Brittany Patterson Published

Study Finds Invasive Ant Species Have Gone Global


The majority of ants entering the United States are coming not from their native countries, but from other regions, according to a new U.S. Forest Service study released this week, co-authored by a Morgantown entomologist.

Over the past two centuries, more than 400 insects have invaded the U.S. Some of those include ants. And although they are little, ants can cause big ecological problems worldwide including triggering outbreaks of sap-feeding insects because some non-native ant species keep away parasites.

Some non-native ant species displace native ants, which can cause decline in native plant species that depend on those species for pollination. Some, like the red imported fire ant, are highly venomous.

An international team of researchers looked at more than 70 years of data collected by the U.S. and New Zealand. The data tracked when USDA inspectors found ants at air and maritime ports of entry.

Between 1914 and 1984, ants were found more than 1,400 times at U.S. ports. More than three-quarters of those ant species came from shipments outside their native range.

Andrew Liebhold, a research entomologist with the U.S. Forest Service Northern Research Station in Morgantown, who was a co-author of the study, said that was surprising. The data showed most of the ants intercepted at U.S. ports are African species, but they weren’t stowing away with goods from Africa.

“What seems to happens is that these species is they initially invade one part of the world and then those parts of the world basically serve as jumping off points for the rest of the world,” he said.

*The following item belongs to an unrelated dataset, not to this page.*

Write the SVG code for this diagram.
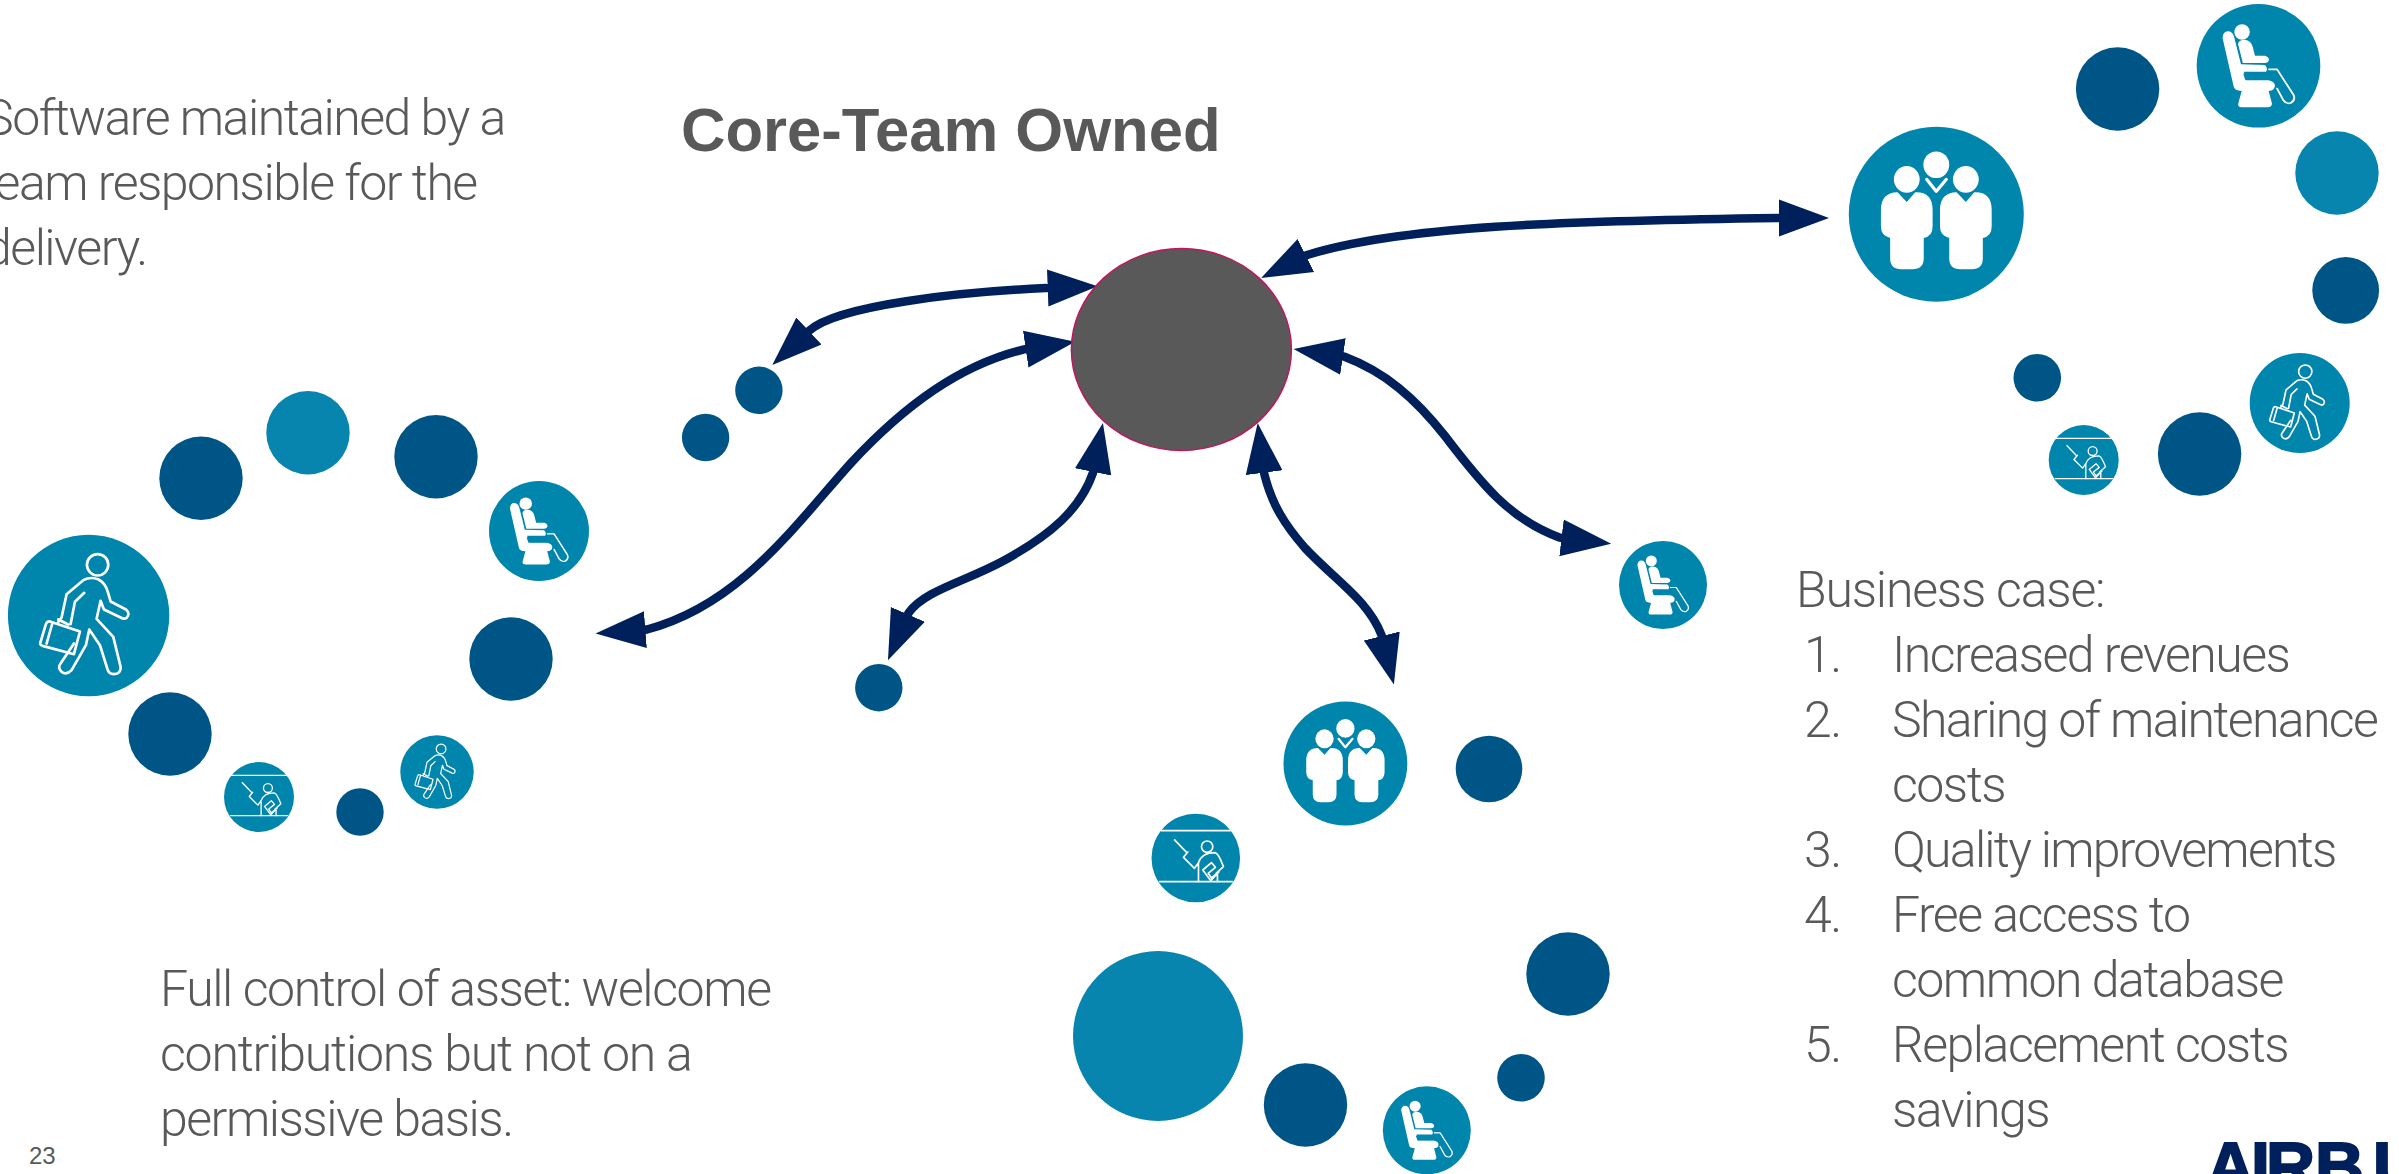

Most U.S. ant invaders, for example, are coming from Latin America.

Leibhold said it’s a bit of mystery as to why ants are coming from outside their native range. One reason might be that certain parts of the world are more connected through trade.

As a result, ants, like most other things, may have gone global, he said.

By having a better understanding of what species are coming into U.S. ports and from where, officials may be able to better prevent invasive ants from entering the country. Port officials, for example, could set up more detailed screening protocols for goods coming from certain ant-prone places or encourage more cleaning of certain imports.

Researchers from the University of Lausanne, University of Paris-Sud, the New Zealand Forest Research Institute and Landcare Research also participated. The study was published in the journal, Proceedings of the National Academy of Sciences.